Data block ▸
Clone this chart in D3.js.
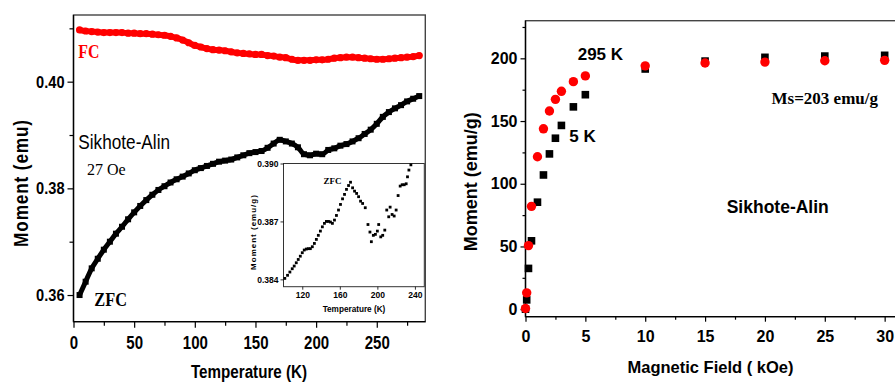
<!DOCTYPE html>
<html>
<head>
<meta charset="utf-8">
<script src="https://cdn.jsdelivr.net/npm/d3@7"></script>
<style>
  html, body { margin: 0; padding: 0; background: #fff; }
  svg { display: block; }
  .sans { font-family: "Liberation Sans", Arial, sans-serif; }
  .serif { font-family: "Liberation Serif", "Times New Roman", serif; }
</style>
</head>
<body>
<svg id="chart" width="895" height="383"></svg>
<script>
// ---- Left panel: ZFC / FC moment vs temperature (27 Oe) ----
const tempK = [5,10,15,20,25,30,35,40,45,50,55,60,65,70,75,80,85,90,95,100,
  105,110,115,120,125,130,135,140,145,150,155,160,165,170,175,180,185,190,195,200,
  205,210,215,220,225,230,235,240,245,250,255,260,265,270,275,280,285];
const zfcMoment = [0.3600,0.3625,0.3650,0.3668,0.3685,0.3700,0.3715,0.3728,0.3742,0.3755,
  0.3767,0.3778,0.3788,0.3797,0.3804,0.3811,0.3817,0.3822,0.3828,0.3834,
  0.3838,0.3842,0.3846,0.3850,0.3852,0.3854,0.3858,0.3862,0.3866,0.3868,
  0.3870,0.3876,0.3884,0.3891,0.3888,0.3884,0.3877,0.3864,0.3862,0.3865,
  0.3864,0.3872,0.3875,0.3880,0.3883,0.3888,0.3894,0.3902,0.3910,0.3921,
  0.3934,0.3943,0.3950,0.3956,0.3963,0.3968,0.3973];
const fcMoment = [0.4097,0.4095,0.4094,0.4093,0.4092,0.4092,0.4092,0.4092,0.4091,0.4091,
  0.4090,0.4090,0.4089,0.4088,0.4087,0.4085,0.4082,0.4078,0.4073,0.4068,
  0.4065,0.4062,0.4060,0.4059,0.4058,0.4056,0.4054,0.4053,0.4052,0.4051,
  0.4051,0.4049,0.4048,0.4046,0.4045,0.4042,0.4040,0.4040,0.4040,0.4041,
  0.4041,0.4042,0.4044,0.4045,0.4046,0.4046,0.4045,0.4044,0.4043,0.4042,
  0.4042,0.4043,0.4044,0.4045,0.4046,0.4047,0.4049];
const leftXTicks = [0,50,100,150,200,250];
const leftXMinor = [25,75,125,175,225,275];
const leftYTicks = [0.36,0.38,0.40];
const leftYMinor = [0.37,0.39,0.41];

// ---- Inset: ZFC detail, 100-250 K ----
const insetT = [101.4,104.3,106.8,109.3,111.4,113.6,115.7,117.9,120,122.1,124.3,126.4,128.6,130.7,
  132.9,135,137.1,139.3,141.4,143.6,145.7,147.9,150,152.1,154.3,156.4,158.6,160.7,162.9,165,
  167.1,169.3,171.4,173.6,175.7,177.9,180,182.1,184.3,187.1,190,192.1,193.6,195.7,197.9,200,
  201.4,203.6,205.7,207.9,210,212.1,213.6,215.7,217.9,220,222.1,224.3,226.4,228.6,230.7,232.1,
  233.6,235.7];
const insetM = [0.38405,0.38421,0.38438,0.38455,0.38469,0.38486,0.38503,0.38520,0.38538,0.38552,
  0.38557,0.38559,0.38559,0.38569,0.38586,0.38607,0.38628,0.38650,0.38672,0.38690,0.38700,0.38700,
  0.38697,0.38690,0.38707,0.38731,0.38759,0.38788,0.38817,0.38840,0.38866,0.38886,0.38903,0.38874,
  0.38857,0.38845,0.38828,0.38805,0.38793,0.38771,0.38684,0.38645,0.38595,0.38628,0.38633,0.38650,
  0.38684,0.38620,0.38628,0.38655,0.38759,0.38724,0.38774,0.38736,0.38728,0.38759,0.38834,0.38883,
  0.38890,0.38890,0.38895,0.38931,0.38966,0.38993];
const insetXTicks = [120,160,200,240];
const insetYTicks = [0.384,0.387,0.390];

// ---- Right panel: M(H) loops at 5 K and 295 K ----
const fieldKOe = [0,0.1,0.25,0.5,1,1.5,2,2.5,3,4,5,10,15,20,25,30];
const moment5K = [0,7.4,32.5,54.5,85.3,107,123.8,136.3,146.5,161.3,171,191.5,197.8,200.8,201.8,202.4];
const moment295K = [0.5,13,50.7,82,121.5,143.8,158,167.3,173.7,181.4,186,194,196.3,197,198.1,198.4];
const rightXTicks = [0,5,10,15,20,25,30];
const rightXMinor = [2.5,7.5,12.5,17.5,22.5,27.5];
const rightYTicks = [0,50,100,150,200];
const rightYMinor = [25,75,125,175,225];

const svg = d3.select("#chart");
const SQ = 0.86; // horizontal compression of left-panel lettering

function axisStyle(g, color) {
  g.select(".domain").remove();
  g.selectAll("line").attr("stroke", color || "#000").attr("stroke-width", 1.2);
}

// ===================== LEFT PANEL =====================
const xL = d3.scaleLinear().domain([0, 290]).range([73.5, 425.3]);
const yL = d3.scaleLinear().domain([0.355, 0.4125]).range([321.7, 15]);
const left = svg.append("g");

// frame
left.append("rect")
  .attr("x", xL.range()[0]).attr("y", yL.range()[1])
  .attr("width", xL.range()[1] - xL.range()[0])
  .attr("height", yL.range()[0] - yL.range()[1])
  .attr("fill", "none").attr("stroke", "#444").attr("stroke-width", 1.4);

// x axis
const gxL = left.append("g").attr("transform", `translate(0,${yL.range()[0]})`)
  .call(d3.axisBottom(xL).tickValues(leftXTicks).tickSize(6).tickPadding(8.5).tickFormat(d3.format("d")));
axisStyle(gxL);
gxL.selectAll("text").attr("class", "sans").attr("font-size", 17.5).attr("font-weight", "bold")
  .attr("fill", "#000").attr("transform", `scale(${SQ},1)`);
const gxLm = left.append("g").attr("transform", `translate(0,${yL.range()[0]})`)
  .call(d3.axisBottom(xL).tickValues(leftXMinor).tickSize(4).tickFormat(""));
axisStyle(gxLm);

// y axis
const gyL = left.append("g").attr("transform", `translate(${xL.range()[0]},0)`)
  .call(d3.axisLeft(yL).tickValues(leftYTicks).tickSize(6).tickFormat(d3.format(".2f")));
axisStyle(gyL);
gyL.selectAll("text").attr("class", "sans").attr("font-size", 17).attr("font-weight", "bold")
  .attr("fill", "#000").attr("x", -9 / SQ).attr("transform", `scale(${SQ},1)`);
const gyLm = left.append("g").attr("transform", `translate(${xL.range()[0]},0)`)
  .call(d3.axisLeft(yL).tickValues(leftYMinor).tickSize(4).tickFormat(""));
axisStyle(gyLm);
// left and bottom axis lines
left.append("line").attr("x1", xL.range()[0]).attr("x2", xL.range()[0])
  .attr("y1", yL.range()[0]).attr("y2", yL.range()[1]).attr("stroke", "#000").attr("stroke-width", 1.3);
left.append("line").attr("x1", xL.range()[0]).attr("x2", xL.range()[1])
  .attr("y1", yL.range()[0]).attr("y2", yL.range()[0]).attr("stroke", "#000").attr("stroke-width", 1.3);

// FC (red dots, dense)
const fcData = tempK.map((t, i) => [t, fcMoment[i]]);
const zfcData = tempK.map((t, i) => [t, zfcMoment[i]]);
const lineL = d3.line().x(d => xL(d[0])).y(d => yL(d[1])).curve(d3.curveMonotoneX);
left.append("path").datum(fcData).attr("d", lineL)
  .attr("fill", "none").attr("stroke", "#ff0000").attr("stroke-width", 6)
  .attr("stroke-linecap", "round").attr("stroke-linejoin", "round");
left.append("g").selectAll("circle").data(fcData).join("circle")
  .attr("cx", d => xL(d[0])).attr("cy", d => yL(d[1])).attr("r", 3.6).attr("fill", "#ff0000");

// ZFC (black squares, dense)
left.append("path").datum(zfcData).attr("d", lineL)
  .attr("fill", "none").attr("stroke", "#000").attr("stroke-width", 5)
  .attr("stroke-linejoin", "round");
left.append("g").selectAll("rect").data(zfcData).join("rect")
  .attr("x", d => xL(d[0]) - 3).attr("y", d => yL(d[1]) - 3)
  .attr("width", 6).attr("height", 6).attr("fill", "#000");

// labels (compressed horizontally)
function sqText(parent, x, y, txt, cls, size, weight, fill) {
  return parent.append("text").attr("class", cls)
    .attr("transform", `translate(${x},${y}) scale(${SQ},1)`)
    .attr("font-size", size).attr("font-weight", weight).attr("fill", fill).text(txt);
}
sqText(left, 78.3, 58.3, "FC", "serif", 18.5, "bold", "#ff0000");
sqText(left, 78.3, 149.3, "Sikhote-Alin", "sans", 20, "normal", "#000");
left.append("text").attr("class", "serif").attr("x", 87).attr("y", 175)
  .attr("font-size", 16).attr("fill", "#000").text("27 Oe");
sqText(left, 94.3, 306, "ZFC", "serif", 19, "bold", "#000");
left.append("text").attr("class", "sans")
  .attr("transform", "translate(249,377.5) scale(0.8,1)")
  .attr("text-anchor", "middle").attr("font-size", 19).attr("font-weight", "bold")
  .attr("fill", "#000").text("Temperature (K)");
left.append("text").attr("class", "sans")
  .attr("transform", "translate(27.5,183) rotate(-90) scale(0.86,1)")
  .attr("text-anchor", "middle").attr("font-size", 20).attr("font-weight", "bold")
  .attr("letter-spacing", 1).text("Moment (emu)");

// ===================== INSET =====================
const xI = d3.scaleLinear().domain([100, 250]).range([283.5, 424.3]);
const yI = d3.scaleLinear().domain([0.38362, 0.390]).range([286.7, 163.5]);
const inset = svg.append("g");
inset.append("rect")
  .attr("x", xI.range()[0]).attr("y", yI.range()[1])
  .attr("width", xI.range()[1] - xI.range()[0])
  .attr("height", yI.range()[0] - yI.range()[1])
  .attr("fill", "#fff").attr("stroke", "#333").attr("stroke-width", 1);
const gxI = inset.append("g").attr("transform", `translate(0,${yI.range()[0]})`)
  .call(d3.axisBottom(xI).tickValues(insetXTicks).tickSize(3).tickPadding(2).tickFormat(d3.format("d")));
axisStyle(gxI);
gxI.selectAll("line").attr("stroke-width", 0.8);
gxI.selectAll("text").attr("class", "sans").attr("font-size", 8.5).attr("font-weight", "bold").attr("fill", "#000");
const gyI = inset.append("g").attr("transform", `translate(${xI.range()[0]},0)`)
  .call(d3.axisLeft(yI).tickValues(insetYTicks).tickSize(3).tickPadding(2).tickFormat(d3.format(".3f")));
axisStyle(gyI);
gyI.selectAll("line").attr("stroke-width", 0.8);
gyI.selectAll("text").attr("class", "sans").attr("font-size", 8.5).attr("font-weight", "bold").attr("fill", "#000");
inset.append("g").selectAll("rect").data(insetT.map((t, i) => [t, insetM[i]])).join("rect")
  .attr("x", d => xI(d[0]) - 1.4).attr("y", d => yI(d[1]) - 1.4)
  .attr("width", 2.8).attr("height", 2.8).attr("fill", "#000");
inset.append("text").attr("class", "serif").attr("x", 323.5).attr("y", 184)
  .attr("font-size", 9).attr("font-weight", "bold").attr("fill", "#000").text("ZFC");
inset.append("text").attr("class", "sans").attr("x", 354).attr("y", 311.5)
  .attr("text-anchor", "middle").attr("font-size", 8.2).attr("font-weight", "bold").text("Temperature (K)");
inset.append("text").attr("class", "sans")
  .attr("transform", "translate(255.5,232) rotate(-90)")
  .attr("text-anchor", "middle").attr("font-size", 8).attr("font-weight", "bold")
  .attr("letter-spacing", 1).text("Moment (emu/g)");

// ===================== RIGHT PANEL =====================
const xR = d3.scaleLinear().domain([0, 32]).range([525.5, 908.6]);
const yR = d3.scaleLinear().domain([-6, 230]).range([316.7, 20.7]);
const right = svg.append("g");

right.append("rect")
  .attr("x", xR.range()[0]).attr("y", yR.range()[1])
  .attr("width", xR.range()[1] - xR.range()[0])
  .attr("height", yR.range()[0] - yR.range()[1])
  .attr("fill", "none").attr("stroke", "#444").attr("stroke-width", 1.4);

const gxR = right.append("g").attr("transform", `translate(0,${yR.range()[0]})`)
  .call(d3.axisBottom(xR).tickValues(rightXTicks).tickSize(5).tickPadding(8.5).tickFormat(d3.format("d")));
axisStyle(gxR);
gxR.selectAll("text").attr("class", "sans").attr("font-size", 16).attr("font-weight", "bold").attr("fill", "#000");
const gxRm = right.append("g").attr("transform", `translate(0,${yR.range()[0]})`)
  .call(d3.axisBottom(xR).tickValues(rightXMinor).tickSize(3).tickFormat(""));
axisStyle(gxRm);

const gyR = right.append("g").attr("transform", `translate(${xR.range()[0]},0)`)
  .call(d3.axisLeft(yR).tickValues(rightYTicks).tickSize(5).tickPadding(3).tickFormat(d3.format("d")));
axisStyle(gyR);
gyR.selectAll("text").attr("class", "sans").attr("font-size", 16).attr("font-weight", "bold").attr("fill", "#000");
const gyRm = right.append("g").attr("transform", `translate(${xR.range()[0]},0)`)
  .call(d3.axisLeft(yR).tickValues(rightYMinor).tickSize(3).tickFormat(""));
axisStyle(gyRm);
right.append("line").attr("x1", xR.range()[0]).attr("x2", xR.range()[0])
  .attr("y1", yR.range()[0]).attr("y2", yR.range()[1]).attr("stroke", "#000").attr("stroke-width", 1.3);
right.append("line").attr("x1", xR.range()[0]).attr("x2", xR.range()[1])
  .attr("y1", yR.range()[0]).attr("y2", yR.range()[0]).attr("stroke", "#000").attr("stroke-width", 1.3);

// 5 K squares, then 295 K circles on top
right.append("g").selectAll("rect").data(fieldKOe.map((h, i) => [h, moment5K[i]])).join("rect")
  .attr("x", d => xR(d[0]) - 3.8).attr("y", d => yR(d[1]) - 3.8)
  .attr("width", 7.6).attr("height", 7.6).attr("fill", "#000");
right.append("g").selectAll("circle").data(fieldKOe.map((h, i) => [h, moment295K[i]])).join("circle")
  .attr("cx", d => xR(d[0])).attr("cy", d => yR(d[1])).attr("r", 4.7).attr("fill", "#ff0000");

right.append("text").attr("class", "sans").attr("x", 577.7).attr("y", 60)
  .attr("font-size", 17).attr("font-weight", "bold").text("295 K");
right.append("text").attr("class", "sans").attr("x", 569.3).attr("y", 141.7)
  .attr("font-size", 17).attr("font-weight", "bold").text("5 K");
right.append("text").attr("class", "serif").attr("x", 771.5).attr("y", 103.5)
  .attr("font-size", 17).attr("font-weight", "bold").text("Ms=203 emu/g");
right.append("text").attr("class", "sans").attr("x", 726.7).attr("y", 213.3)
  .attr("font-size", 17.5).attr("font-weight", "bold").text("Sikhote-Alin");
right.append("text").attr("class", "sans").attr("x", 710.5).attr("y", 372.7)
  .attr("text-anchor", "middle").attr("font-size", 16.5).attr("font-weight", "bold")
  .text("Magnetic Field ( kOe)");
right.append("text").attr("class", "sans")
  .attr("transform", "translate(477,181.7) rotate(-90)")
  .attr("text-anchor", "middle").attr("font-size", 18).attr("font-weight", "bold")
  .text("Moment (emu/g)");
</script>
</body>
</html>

The problem ▸
Within the listing above, work out how many lines contain the string "chart", and reply with that number only.

Expected answer ▸
3